It’s common knowledge today that social media has a tendency to amplify negative emotions, often based on falsehoods.
The New York times recently published a piece about a study showing how Facebook fuelled anti-refugee attacks in Germany.
The numbers are astonishing:
Wherever per-person Facebook use rose to one standard deviation above the national average, attacks on refugees increased by about 50 percent.
Yes, that’s 50 percent.This doesn’t imply an explosion of attacks as the average number of hate crimes per area is probably quite low. But that’s still significant.
The converse is also true:
Could Facebook really distort social relations to the point of violence? The University of Warwick researchers tested their findings by examining every sustained internet outage in their study window.
German internet infrastructure tends to be localized, making outages isolated but common. Sure enough, whenever internet access went down in an area with high Facebook use, attacks on refugees dropped significantly.
And they dropped by the same rate at which heavy Facebook use is thought to boost violence. The drop did not occur in areas with high internet usage but average Facebook usage, suggesting it is specific to social media.
An internal memo made public by Buzzfeed a while back pointed at Facebook’s “connect above everything” ethos:
We [at Facebook] connect people…Maybe it costs a life by exposing someone to bullies. Maybe someone dies in a terrorist attack coordinated on our tools. And still we connect people. The ugly truth is that we believe in connecting people so deeply that anything that allows us to connect more people more often is de facto good.
Nikhil Sonnad in an article for Quartz – Everything bad about Facebook is bad for the same reason – illustrates how the failure to consider the humanity of others ends up making organisations unintentionally evil:
Underlying all of Facebook’s screw-ups is a bumbling obliviousness to real humans. The company’s singular focus on “connecting people” has allowed it to conquer the world, making possible the creation of a vast network of human relationships, a source of insights and eyeballs that makes advertisers and investors drool.
But the imperative to “connect people” lacks the one ingredient essential for being a good citizen: Treating individual human beings as sacrosanct. To Facebook, the world is not made up of individuals, but of connections between them.

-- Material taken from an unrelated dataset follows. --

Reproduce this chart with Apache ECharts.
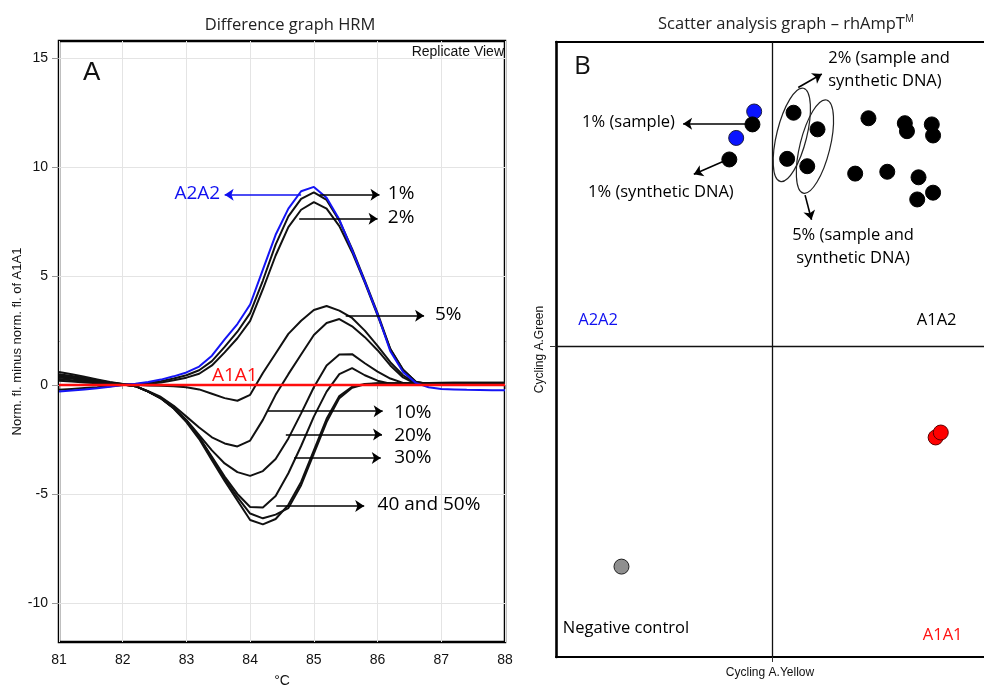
<!DOCTYPE html>
<html><head><meta charset="utf-8">
<script src="https://cdn.jsdelivr.net/npm/echarts@6/dist/echarts.min.js"></script>
<style>html,body{margin:0;padding:0;background:#fff}#c{width:984px;height:693px}</style>
</head><body><div id="c"></div>
<script>
// ---------- Panel A: difference graph HRM ----------
const temps = [81.0,81.2,81.4,81.6,81.8,82.0,82.2,82.4,82.6,82.8,83.0,83.2,83.4,83.6,83.8,84.0,84.2,84.4,84.6,84.8,85.0,85.2,85.4,85.6,85.8,86.0,86.2,86.4,86.6,86.8,87.0,87.2,87.4,87.6,87.8,88.0];
const curveA2A2 = [-0.30,-0.25,-0.20,-0.15,-0.08,0.00,0.06,0.14,0.25,0.40,0.58,0.85,1.35,2.10,2.80,3.70,5.30,6.90,8.10,8.90,9.10,8.60,7.60,6.20,4.75,3.25,1.55,0.60,0.10,-0.10,-0.18,-0.20,-0.22,-0.23,-0.24,-0.24];
const curveA1A1 = [0,0,0,0,0,0,0,0,0,0,0,0,0,0,0,0,0,0,0,0,0,0,0,0,0,0,0,0,0,0,0,0,0,0,0,0];
const curve1 = [-0.22,-0.18,-0.14,-0.10,-0.05,0.00,0.04,0.10,0.18,0.30,0.45,0.68,1.10,1.75,2.45,3.30,4.80,6.45,7.75,8.55,8.85,8.50,7.55,6.25,4.80,3.30,1.65,0.70,0.15,0.04,0.02,0.02,0.02,0.03,0.03,0.03];
const curve2 = [0.20,0.16,0.12,0.08,0.04,0.02,0.02,0.06,0.12,0.22,0.34,0.52,0.90,1.50,2.15,2.95,4.40,5.95,7.25,8.05,8.40,8.10,7.30,6.10,4.70,3.20,1.65,0.70,0.15,0.05,0.03,0.03,0.04,0.04,0.04,0.04];
const curve5 = [0.40,0.33,0.26,0.19,0.11,0.05,0.01,-0.02,-0.03,-0.05,-0.10,-0.20,-0.40,-0.60,-0.72,-0.45,0.55,1.45,2.35,2.95,3.45,3.63,3.42,3.08,2.50,1.80,1.05,0.45,0.08,0.04,0.03,0.03,0.04,0.05,0.05,0.05];
const curve10 = [0.50,0.42,0.32,0.22,0.12,0.04,-0.05,-0.28,-0.55,-0.95,-1.45,-1.95,-2.40,-2.68,-2.82,-2.55,-1.60,-0.45,0.50,1.40,2.30,2.85,3.03,2.70,2.20,1.60,0.90,0.35,0.06,0.04,0.04,0.05,0.05,0.06,0.06,0.06];
const curve20 = [0.60,0.50,0.38,0.26,0.14,0.05,-0.05,-0.30,-0.60,-1.05,-1.60,-2.30,-3.00,-3.60,-4.00,-4.17,-3.95,-3.40,-2.45,-1.30,-0.10,0.90,1.40,1.42,1.00,0.62,0.30,0.10,0.03,0.04,0.05,0.05,0.06,0.06,0.06,0.06];
const curve30 = [0.45,0.38,0.30,0.20,0.10,0.03,-0.05,-0.30,-0.60,-1.05,-1.65,-2.40,-3.30,-4.20,-5.00,-5.60,-5.62,-5.10,-4.05,-2.80,-1.45,-0.30,0.50,0.78,0.45,0.20,0.06,0.03,0.03,0.04,0.05,0.05,0.05,0.06,0.06,0.06];
const curve40 = [0.35,0.29,0.23,0.16,0.09,0.03,-0.05,-0.30,-0.60,-1.05,-1.65,-2.40,-3.35,-4.30,-5.15,-5.90,-6.12,-5.95,-5.65,-4.60,-3.15,-1.70,-0.60,-0.12,0.03,0.07,0.08,0.08,0.08,0.09,0.09,0.10,0.10,0.10,0.10,0.10];
const curve50 = [0.28,0.22,0.17,0.12,0.07,0.02,-0.05,-0.30,-0.62,-1.08,-1.70,-2.48,-3.45,-4.40,-5.30,-6.20,-6.40,-6.15,-5.50,-4.45,-3.00,-1.55,-0.50,-0.08,0.05,0.08,0.08,0.08,0.09,0.09,0.10,0.10,0.10,0.10,0.11,0.11];
const yTicksA = [-10,-5,0,5,10,15];

// ---------- Panel B: scatter analysis ----------
const ptsA2A2 = [[46.3,88.7],[42.1,84.4]];
const ptsA1A2 = [[45.9,86.6],[40.5,80.9],[55.5,88.5],[54.0,81.0],[61.1,85.8],[58.7,79.8],[73.0,87.6],[81.5,86.8],[82.0,85.5],[87.8,86.6],[88.1,84.8],[69.9,78.6],[77.4,78.9],[84.7,78.0],[84.4,74.4],[88.1,75.5]];
const ptsA1A1 = [[88.7,35.7],[89.9,36.5]];
const ptsNeg = [[15.3,14.7]];
const thresholdX = 50.6;
const thresholdY = 50.5;

// annotations (data coordinates)
const arrowsA = [[84.8,8.74,83.6,8.74,'#1010f0'],[85.09,8.74,86.03,8.74,'#000'],[84.77,7.64,86.0,7.64,'#000'],[85.5,3.18,86.73,3.18,'#000'],[84.28,-1.2,86.08,-1.2,'#000'],[84.56,-2.27,86.07,-2.27,'#000'],[84.69,-3.35,86.05,-3.35,'#000'],[84.41,-5.55,85.79,-5.55,'#000']];
const notesA = [['A2A2',83.53,8.78,'#1010f0','right'],['1%',86.16,8.78,'#000','left'],['2%',86.16,7.68,'#000','left'],['5%',86.9,3.22,'#000','left'],['10%',86.26,-1.25,'#000','left'],['20%',86.26,-2.3,'#000','left'],['30%',86.26,-3.35,'#000','left'],['40 and 50%',86.0,-5.5,'#000','left'],['A1A1',83.4,0.45,'#ff1010','left']];
const arrowsB = [[45.9,86.7,29.7,86.7],[40.5,81.0,32.2,78.5],[56.6,92.6,62.1,94.8],[58.2,75.1,59.7,71.1]];
const notesB = [['1% (sample)',27.8,86.9,'#000','right'],['1% (synthetic DNA)',24.5,75.5,'#000','center'],['2% (sample and\nsynthetic DNA)',63.6,95.5,'#000','left'],['5% (sample and\nsynthetic DNA)',69.4,66.7,'#000','center'],['A2A2',5.2,54.7,'#1010f0','left'],['A1A2',84.3,54.7,'#000','left'],['Negative control',1.6,4.7,'#000','left'],['A1A1',85.7,3.6,'#ff1010','left']];
const ellipsesB = [[55.1,84.9],[60.5,83.0]];

const pair = arr => temps.map((t,i)=>[t,arr[i]]);
const lineS = (name, arr, color, w, z) => ({name, type:'line', xAxisIndex:0, yAxisIndex:0, data:pair(arr), symbol:'none', smooth:false, lineStyle:{color, width:w}, z, silent:true});
const noteSeries = (notes, idx, size) => ({type:'scatter', xAxisIndex:idx, yAxisIndex:idx, symbolSize:0, z:20, silent:true,
  itemStyle:{color:'#000'},
  data: notes.map(n=>({value:[n[1],n[2]], label:{show:true, position:'inside', formatter:n[0], color:n[3], align:n[4], verticalAlign:'middle',
    fontFamily:'Open Sans', fontSize:size, lineHeight:23, textBorderWidth:0, textBorderColor:'transparent', opacity:1}}))});
const arrowSeries = (arrows, idx) => ({type:'line', xAxisIndex:idx, yAxisIndex:idx, data:[], z:15, silent:true,
  markLine:{silent:true, symbol:['none','arrow'], symbolSize:9, label:{show:false}, animation:false,
    data: arrows.map(a=>[{coord:[a[0],a[1]], lineStyle:{color:a[4]||'#000', width:1.6, type:'solid'}},{coord:[a[2],a[3]]}])}});
const ptS = (data, color, border) => ({type:'scatter', xAxisIndex:1, yAxisIndex:1, data, symbolSize:15, z:10, silent:true, itemStyle:{color, borderColor:border, borderWidth:1, opacity:1}});
const frameLine = {show:true, onZero:false, lineStyle:{color:'#000', width:2.2}};

const option = {
  animation:false,
  backgroundColor:'#fff',
  grid:[
    {left:59, top:41, width:446, height:612, show:true, borderColor:'#000', borderWidth:2.5, backgroundColor:'transparent'},
    {left:556, top:42, right:0, height:615, show:false}
  ],
  xAxis:[
    {type:'value', gridIndex:0, min:81, max:88, interval:1, name:'°C', nameLocation:'middle', nameGap:32,
     nameTextStyle:{fontFamily:'Liberation Sans', fontSize:14, color:'#111'},
     axisLine:{show:false}, axisTick:{show:true, length:4, lineStyle:{color:'#999'}},
     axisLabel:{fontFamily:'Liberation Sans', fontSize:14, color:'#111', margin:11},
     splitLine:{show:true, lineStyle:{color:'#e4e4e4', width:1}}},
    {type:'value', gridIndex:1, min:0, max:100, position:'bottom', name:'Cycling A.Yellow', nameLocation:'middle', nameGap:10,
     nameTextStyle:{fontFamily:'Liberation Sans', fontSize:12, color:'#111'},
     axisLine:frameLine, axisTick:{show:true, customValues:[thresholdX], length:5, lineStyle:{color:'#333'}},
     axisLabel:{show:false}, splitLine:{show:false}},
    {type:'value', gridIndex:1, min:0, max:100, position:'top',
     axisLine:frameLine, axisTick:{show:false}, axisLabel:{show:false}, splitLine:{show:false}}
  ],
  yAxis:[
    {type:'value', gridIndex:0, min:-11.8, max:15.8, name:'Norm. fl. minus norm. fl. of A1A1', nameLocation:'middle', nameGap:33, nameRotate:90,
     nameTextStyle:{fontFamily:'Liberation Sans', fontSize:13, color:'#111'},
     axisLine:{show:false}, axisTick:{show:true, customValues:yTicksA, length:7, lineStyle:{color:'#999'}},
     axisLabel:{customValues:yTicksA, fontFamily:'Liberation Sans', fontSize:14, color:'#111', margin:11},
     splitLine:{show:true, lineStyle:{color:'#e4e4e4', width:1}}},
    {type:'value', gridIndex:1, min:0, max:100, position:'left', name:'Cycling A.Green', nameLocation:'middle', nameGap:10, nameRotate:90,
     nameTextStyle:{fontFamily:'Liberation Sans', fontSize:12, color:'#111'},
     axisLine:{show:true, onZero:false, lineStyle:{color:'#000', width:2.6}}, axisTick:{show:true, customValues:[thresholdY], length:6, lineStyle:{color:'#333'}},
     axisLabel:{show:false}, splitLine:{show:false}}
  ],
  series:[
    lineS('1%', curve1, '#111', 2, 3),
    lineS('2%', curve2, '#111', 2, 3),
    lineS('5%', curve5, '#111', 2, 3),
    lineS('10%', curve10, '#111', 2, 3),
    lineS('20%', curve20, '#111', 2, 3),
    lineS('30%', curve30, '#111', 2, 3),
    lineS('40%', curve40, '#111', 2, 3),
    lineS('50%', curve50, '#111', 2, 3),
    lineS('A2A2', curveA2A2, '#1414f5', 2, 4),
    lineS('A1A1', curveA1A1, '#ff0d0d', 2.5, 5),
    arrowSeries(arrowsA, 0),
    noteSeries(notesA, 0, 19),
    // panel B
    {type:'line', xAxisIndex:1, yAxisIndex:1, data:[], z:2, silent:true,
     markLine:{silent:true, symbol:['none','none'], label:{show:false}, animation:false,
       lineStyle:{color:'#111', width:1.3, type:'solid'},
       data:[{xAxis:thresholdX},{yAxis:thresholdY}]}},
    ptS(ptsA2A2, '#0a14ff', '#1a1a40'),
    ptS(ptsA1A2, '#000', '#000'),
    ptS(ptsA1A1, '#ff0000', '#5a0000'),
    ptS(ptsNeg, '#8f8f8f', '#222'),
    arrowSeries(arrowsB, 1),
    noteSeries(notesB, 1, 16.5)
  ]
};

const chart = echarts.init(document.getElementById('c'), null, {renderer:'canvas'});
chart.setOption(option);

const ellGraphics = ellipsesB.map(e=>{
  const p = chart.convertToPixel({seriesIndex:16}, e);
  return {type:'ellipse', x:p[0], y:p[1], rotation:-14*Math.PI/180, shape:{cx:0, cy:0, rx:15, ry:48},
          style:{fill:'none', stroke:'#222', lineWidth:1.2}, silent:true, z:50};
});
chart.setOption({graphic:[
  {type:'text', x:290, y:25, style:{text:'Difference graph HRM', font:'16.5px "Open Sans"', fill:'#222', align:'center', verticalAlign:'middle'}, silent:true},
  {type:'text', x:786, y:24, style:{text:'{a|Scatter analysis graph – rhAmpT}{s|M}', align:'center', verticalAlign:'middle',
     rich:{a:{fontFamily:'Open Sans', fontSize:16.5, fill:'#222'}, s:{fontFamily:'Open Sans', fontSize:10, fill:'#222', padding:[0,0,10,0]}}}, silent:true},
  {type:'text', x:83, y:73, style:{text:'A', font:'26px "Liberation Sans"', fill:'#111', align:'left', verticalAlign:'middle'}, silent:true},
  {type:'text', x:574, y:67, style:{text:'B', font:'26px "Open Sans"', fill:'#111', align:'left', verticalAlign:'middle'}, silent:true},
  {type:'text', x:504, y:52, style:{text:'Replicate View', font:'14px "Liberation Sans"', fill:'#111', align:'right', verticalAlign:'middle'}, silent:true}
].concat(ellGraphics)});
</script>
</body></html>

The billions of Facebook accounts belong not to “people” but to “users,” collections of data points connected to other collections of data points on a vast Social Network, to be targeted and monetized by computer programs.
There are certain things you do not in good conscience do to humans. To data, you can do whatever you like.
Until Facebook and others do some serious soul-searching and don’t only do the right thing when forced to by bad PR, you best bet is to just delete your accounts and get away from feeds designed to addict and manipulate you. Yes, I know it’s easier said than done, Facebook counts on people being too addicted to leave but, for most people, these services are a convenience, not a necessity.
Jaron Lanier clearly explains why in his book Ten Arguments for Deleting Your Social Media Accounts Right Now. I’m not a fan of his acronym use but I highly recommend it.